Francisco Maduro Dias:
O Espírito do Espírito Santo

 

 

 

     Lembro-me como se fosse hoje.

     Tinha sido convidado por um imperador e corria-me diante dos olhos o cortejo de carros com vinho e pão.
Estava encostado ao umbral de pedra da igreja, num destes fins de tarde bonitos, de Maio, em vésperas de Domingo do Bodo.

     Passaram carrinhas enfeitadas, tractores com trelas engalanados, e – orgulhosamente no meio – guinchando o eixo com dobrada energia, um carro de bois, especialmente enfeitado a preceito (carro, bois, canga, tudo!).
     A pessoa que estava ao meu lado disse-me ao ver passar aquilo: “É pena que só haja um carro! Daqui a tempos nem este!”

     A tirada era, por um lado, de solidariedade, por outro a ver o que é que eu dizia.

     E respondi-lhe – talvez com uma certa prosápia científica de rapaz ainda novo – algo que não deixa de estar certo, mas que não torna errado o resto:
     “De um ponto de vista de património cultural será pena que os carros de bois desapareçam, mas acho muito importante este gosto de enfeitar e a necessidade de festejar o Espírito Santo!”

     A cara de estranheza fez-me completar: “ Durante séculos o carro de bois foi, apenas e só, o transporte disponível.
     Enfeitar o carro era enfeitar o veículo que se tinha à mão.
     De certo modo é muito natural que agora se enfeitem os carros actuais, que são os tractores, as carrinhas, as trelas”

     O meu companheiro calou-se, por instantes, e depois voltou à carga, desta vez já sem esperar ou querer resposta: “Um carro de bois é uma coisa muito bonita! Não deviam acabar!”.
     Esta questão dos patrimónios que se tem e dos usos que se dá à tradição é complicada já de si, e mais complicada fica quando o turismo se instala, sem a adequada preparação.
     Melhor dizendo: Sem a formação necessária de todos os intervenientes no processo.

     Quem nos visita quer participar, e bem, das belezas culturais e naturais da terra onde escolheu viver uns dias. Reinventar tradições, ajeitar histórias, para melhor vender ou comprar, é incorrecto, quer do ponto de vista da visita, quer do ponto de vista de quem habita no dia-a-dia.

     Voltando ao exemplo, há duas coisas, aqui em jogo, a ressaltar:
Uma é a imagem do carro de bois enfeitado; outra é a tradição de enfeitar os carros que levam as coisas necessárias ao Bodo.


     De um ponto de vista da saúde das nossas tradições, é muito mais importante o passar de pais para filhos esta ideia do enfeitar, do que a ideia de enfeitar apenas e só carros de bois!

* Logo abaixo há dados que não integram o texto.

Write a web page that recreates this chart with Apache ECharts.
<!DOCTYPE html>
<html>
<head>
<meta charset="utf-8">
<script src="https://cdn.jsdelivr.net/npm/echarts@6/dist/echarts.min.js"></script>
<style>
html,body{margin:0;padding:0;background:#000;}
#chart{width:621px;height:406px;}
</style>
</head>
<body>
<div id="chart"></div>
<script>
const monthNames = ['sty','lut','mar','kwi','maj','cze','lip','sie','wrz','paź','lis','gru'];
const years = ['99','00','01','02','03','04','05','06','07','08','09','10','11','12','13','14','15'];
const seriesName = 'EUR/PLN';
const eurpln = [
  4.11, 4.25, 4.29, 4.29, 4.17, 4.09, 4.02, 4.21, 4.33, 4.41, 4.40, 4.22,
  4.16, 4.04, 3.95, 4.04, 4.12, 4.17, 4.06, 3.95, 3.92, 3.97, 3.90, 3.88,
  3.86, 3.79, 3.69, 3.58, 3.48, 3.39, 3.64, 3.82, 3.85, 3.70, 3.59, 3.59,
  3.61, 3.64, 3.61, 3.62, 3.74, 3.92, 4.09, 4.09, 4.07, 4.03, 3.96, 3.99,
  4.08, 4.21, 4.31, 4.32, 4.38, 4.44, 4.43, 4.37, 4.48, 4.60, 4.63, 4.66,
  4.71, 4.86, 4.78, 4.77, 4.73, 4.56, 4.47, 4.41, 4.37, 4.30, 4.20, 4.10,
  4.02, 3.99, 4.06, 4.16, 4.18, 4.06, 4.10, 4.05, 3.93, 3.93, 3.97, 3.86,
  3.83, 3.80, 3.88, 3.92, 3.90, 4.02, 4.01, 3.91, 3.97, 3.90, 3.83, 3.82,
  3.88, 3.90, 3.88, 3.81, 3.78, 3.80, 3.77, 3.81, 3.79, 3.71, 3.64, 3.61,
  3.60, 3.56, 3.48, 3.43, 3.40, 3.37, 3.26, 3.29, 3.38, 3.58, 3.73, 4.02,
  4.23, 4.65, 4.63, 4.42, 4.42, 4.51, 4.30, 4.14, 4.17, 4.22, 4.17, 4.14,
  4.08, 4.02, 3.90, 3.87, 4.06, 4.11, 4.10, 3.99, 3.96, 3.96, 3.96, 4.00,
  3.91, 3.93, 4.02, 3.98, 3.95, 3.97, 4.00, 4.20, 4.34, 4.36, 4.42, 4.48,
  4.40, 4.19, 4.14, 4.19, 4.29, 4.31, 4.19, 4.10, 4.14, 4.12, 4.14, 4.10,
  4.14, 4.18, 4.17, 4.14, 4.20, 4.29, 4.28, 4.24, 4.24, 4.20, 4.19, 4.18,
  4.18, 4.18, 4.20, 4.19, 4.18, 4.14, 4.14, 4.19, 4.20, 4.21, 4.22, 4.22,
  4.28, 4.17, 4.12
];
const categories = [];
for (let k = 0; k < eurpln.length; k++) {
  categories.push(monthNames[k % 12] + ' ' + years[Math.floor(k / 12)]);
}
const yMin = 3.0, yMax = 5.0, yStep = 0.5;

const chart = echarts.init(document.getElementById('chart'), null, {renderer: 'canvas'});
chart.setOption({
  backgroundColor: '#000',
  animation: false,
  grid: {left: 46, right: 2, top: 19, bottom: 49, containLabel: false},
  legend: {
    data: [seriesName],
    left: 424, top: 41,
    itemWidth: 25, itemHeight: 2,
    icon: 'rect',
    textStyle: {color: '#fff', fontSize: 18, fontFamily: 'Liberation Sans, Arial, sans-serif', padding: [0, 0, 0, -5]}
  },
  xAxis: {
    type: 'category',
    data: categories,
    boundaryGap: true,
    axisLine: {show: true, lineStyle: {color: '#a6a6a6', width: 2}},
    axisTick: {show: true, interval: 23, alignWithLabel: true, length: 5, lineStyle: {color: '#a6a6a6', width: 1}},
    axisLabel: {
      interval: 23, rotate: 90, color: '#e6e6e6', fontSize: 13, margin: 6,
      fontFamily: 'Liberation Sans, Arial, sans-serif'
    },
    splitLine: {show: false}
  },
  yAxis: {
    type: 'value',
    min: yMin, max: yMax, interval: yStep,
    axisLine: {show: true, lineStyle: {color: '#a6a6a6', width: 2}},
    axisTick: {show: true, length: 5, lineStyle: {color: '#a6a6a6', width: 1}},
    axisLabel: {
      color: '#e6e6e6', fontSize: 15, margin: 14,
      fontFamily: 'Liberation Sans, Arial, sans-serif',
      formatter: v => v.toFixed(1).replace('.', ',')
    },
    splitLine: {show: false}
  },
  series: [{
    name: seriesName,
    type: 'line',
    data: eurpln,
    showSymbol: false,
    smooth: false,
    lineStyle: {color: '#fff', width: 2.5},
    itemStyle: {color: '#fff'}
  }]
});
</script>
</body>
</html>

     Porque o que importa mais não é o carro mas o enfeite, não é o enfeite mas a razão porque se faz tudo isso: o Bodo, a partilha, o convívio, o reforço da identidade e de como a vemos.

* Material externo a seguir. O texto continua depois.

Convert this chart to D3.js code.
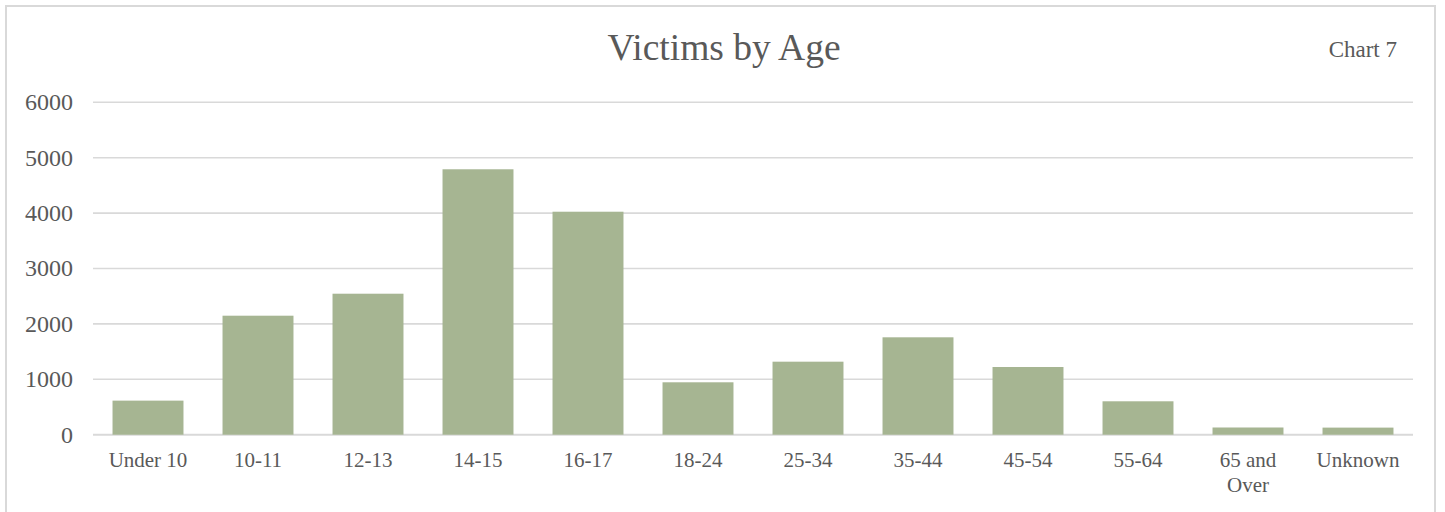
<!DOCTYPE html>
<html>
<head>
<meta charset="utf-8">
<script src="https://cdn.jsdelivr.net/npm/d3@7"></script>
<style>
  html, body { margin: 0; padding: 0; background: #fff; }
  svg { display: block; font-family: "Liberation Serif", "Times New Roman", serif; }
</style>
</head>
<body>
<svg id="chart" width="1445" height="512"></svg>
<script>
// 数据
const categories = ["Under 10", "10-11", "12-13", "14-15", "16-17", "18-24", "25-34", "35-44", "45-54", "55-64", "65 and Over", "Unknown"];
const victims = [615, 2148, 2545, 4791, 4025, 946, 1318, 1758, 1222, 603, 130, 128];
const yTicks = [0, 1000, 2000, 3000, 4000, 5000, 6000];

const svg = d3.select("#chart");
const W = 1445, H = 512;

// 绘图区域
const plot = { left: 93, right: 1413, top: 102.3, bottom: 434.7 };

const textColor = "#595959";
const gridColor = "#d9d9d9";
const barColor = "#a6b592";

// 外边框
svg.append("rect").attr("x", 6).attr("y", 6).attr("width", 1429).attr("height", H + 10)
  .attr("fill", "#fff").attr("stroke", gridColor).attr("stroke-width", 2);

// 比例尺
const x = d3.scaleBand().domain(categories).range([plot.left, plot.right])
  .paddingInner(0.355).paddingOuter(0.1775);
const y = d3.scaleLinear().domain([0, 6000]).range([plot.bottom, plot.top]);

// 网格线
svg.append("g").selectAll("line").data(yTicks).join("line")
  .attr("x1", plot.left).attr("x2", plot.right)
  .attr("y1", d => y(d)).attr("y2", d => y(d))
  .attr("stroke", gridColor).attr("stroke-width", d => d === 0 ? 2 : 1.6);

// y轴刻度
svg.append("g").selectAll("text").data(yTicks).join("text")
  .attr("x", 73).attr("y", d => y(d)).attr("dy", "0.33em")
  .attr("text-anchor", "end").attr("font-size", 24).attr("fill", textColor)
  .text(d => d);

// 柱子
svg.append("g").selectAll("rect").data(victims).join("rect")
  .attr("x", (d, i) => x(categories[i])).attr("width", x.bandwidth())
  .attr("y", d => y(d)).attr("height", d => y(0) - y(d))
  .attr("fill", barColor);

// x轴标签 (“65 and Over”换行)
const xl = svg.append("g").selectAll("text").data(categories).join("text")
  .attr("x", d => x(d) + x.bandwidth() / 2).attr("y", 467)
  .attr("text-anchor", "middle").attr("font-size", 21).attr("fill", textColor);
xl.each(function (d) {
  const t = d3.select(this);
  const parts = d === "65 and Over" ? ["65 and", "Over"] : [d];
  parts.forEach((p, k) => {
    t.append("tspan").attr("x", x(d) + x.bandwidth() / 2).attr("dy", k === 0 ? 0 : 25).text(p);
  });
});

// 标题
svg.append("text").attr("x", 724).attr("y", 60).attr("text-anchor", "middle")
  .attr("font-size", 37.5).attr("fill", textColor).text("Victims by Age");

svg.append("text").attr("x", 1397).attr("y", 57).attr("text-anchor", "end")
  .attr("font-size", 23).attr("fill", textColor).text("Chart 7");
</script>
</body>
</html>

     Gosto, como está bom de ver e se imagina, de ver um carro de bois em uso.

     Embora “menino da cidade” habituei-me ao cheiro quente do gado, ao vagar compassado dos bois, ao ritmo marcado e digno com que as coisas corriam, porque o passo dos bois é lento e medido.

     E tenho pena de quem não sabe e não percebe, ou a quem não ensinaram a gostar.
     Mas gosto mais de saber que, em cada ano, há gente da minha gente que festeja este tempo, sem cuidar de saber se é carro ou tractor.

     Porque na Primavera, desde a Páscoa à Trindade, é assim!